Task goal | All the data below goes into the copy word for word, but the pictures don't.

Raw data |
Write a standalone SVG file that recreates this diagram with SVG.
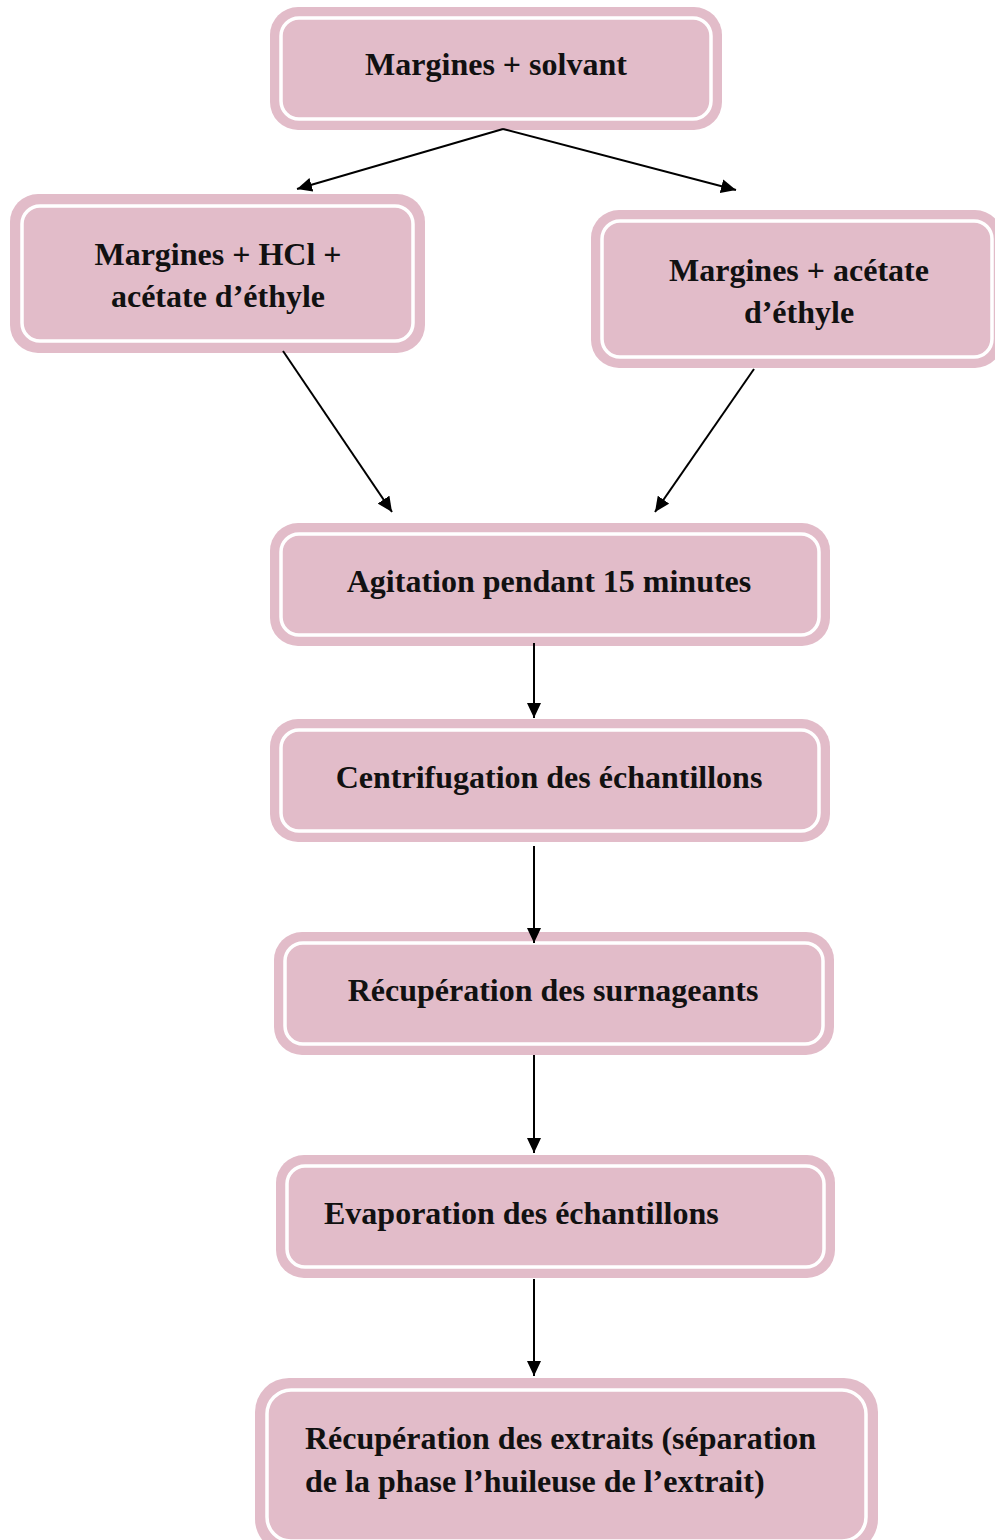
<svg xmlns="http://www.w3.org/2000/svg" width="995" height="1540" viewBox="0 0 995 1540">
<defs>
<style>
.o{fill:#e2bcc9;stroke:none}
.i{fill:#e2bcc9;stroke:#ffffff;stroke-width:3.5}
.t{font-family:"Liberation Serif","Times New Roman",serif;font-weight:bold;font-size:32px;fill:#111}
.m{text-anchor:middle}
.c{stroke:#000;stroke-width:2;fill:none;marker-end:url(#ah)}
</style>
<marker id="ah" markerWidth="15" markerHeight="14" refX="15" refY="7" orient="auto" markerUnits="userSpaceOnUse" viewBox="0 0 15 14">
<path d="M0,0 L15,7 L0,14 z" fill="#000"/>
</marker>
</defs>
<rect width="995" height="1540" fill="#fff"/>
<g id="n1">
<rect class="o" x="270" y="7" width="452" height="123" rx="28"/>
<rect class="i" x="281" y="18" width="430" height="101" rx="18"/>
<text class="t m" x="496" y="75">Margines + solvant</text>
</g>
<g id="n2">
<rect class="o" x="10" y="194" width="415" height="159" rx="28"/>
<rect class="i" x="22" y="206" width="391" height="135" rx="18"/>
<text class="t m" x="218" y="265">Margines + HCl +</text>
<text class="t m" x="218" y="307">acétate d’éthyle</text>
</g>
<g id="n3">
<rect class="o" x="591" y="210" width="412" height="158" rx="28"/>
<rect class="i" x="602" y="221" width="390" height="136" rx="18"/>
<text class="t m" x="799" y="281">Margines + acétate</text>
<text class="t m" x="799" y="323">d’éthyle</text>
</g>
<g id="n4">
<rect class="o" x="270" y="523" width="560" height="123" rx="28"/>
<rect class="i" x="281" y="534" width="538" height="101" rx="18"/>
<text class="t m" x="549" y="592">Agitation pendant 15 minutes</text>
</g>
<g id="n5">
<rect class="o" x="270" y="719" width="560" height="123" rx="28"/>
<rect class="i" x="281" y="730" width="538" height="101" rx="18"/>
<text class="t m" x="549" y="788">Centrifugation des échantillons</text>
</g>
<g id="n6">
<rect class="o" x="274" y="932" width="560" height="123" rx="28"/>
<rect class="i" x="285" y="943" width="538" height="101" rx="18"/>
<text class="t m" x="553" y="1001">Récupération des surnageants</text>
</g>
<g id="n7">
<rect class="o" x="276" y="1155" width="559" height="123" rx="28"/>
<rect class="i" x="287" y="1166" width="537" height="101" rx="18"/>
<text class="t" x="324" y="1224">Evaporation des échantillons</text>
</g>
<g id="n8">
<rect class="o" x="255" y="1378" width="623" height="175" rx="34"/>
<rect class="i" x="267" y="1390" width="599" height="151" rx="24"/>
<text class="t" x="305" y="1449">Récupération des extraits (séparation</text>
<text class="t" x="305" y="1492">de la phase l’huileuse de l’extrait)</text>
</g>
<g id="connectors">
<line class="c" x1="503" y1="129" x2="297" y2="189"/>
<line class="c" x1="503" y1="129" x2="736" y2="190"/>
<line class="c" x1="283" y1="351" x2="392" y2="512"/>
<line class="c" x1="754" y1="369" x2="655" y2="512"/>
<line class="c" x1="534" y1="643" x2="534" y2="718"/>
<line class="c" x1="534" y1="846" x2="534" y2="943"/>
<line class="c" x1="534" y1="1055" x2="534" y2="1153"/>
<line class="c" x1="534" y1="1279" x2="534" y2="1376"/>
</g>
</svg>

The answer |
Write a standalone SVG file that recreates this diagram with SVG.
<svg xmlns="http://www.w3.org/2000/svg" width="995" height="1540" viewBox="0 0 995 1540">
<defs>
<style>
.o{fill:#e2bcc9;stroke:none}
.i{fill:#e2bcc9;stroke:#ffffff;stroke-width:3.5}
.t{font-family:"Liberation Serif","Times New Roman",serif;font-weight:bold;font-size:32px;fill:#111}
.m{text-anchor:middle}
.c{stroke:#000;stroke-width:2;fill:none;marker-end:url(#ah)}
</style>
<marker id="ah" markerWidth="15" markerHeight="14" refX="15" refY="7" orient="auto" markerUnits="userSpaceOnUse" viewBox="0 0 15 14">
<path d="M0,0 L15,7 L0,14 z" fill="#000"/>
</marker>
</defs>
<rect width="995" height="1540" fill="#fff"/>
<g id="n1">
<rect class="o" x="270" y="7" width="452" height="123" rx="28"/>
<rect class="i" x="281" y="18" width="430" height="101" rx="18"/>
<text class="t m" x="496" y="75">Margines + solvant</text>
</g>
<g id="n2">
<rect class="o" x="10" y="194" width="415" height="159" rx="28"/>
<rect class="i" x="22" y="206" width="391" height="135" rx="18"/>
<text class="t m" x="218" y="265">Margines + HCl +</text>
<text class="t m" x="218" y="307">acétate d’éthyle</text>
</g>
<g id="n3">
<rect class="o" x="591" y="210" width="412" height="158" rx="28"/>
<rect class="i" x="602" y="221" width="390" height="136" rx="18"/>
<text class="t m" x="799" y="281">Margines + acétate</text>
<text class="t m" x="799" y="323">d’éthyle</text>
</g>
<g id="n4">
<rect class="o" x="270" y="523" width="560" height="123" rx="28"/>
<rect class="i" x="281" y="534" width="538" height="101" rx="18"/>
<text class="t m" x="549" y="592">Agitation pendant 15 minutes</text>
</g>
<g id="n5">
<rect class="o" x="270" y="719" width="560" height="123" rx="28"/>
<rect class="i" x="281" y="730" width="538" height="101" rx="18"/>
<text class="t m" x="549" y="788">Centrifugation des échantillons</text>
</g>
<g id="n6">
<rect class="o" x="274" y="932" width="560" height="123" rx="28"/>
<rect class="i" x="285" y="943" width="538" height="101" rx="18"/>
<text class="t m" x="553" y="1001">Récupération des surnageants</text>
</g>
<g id="n7">
<rect class="o" x="276" y="1155" width="559" height="123" rx="28"/>
<rect class="i" x="287" y="1166" width="537" height="101" rx="18"/>
<text class="t" x="324" y="1224">Evaporation des échantillons</text>
</g>
<g id="n8">
<rect class="o" x="255" y="1378" width="623" height="175" rx="34"/>
<rect class="i" x="267" y="1390" width="599" height="151" rx="24"/>
<text class="t" x="305" y="1449">Récupération des extraits (séparation</text>
<text class="t" x="305" y="1492">de la phase l’huileuse de l’extrait)</text>
</g>
<g id="connectors">
<line class="c" x1="503" y1="129" x2="297" y2="189"/>
<line class="c" x1="503" y1="129" x2="736" y2="190"/>
<line class="c" x1="283" y1="351" x2="392" y2="512"/>
<line class="c" x1="754" y1="369" x2="655" y2="512"/>
<line class="c" x1="534" y1="643" x2="534" y2="718"/>
<line class="c" x1="534" y1="846" x2="534" y2="943"/>
<line class="c" x1="534" y1="1055" x2="534" y2="1153"/>
<line class="c" x1="534" y1="1279" x2="534" y2="1376"/>
</g>
</svg>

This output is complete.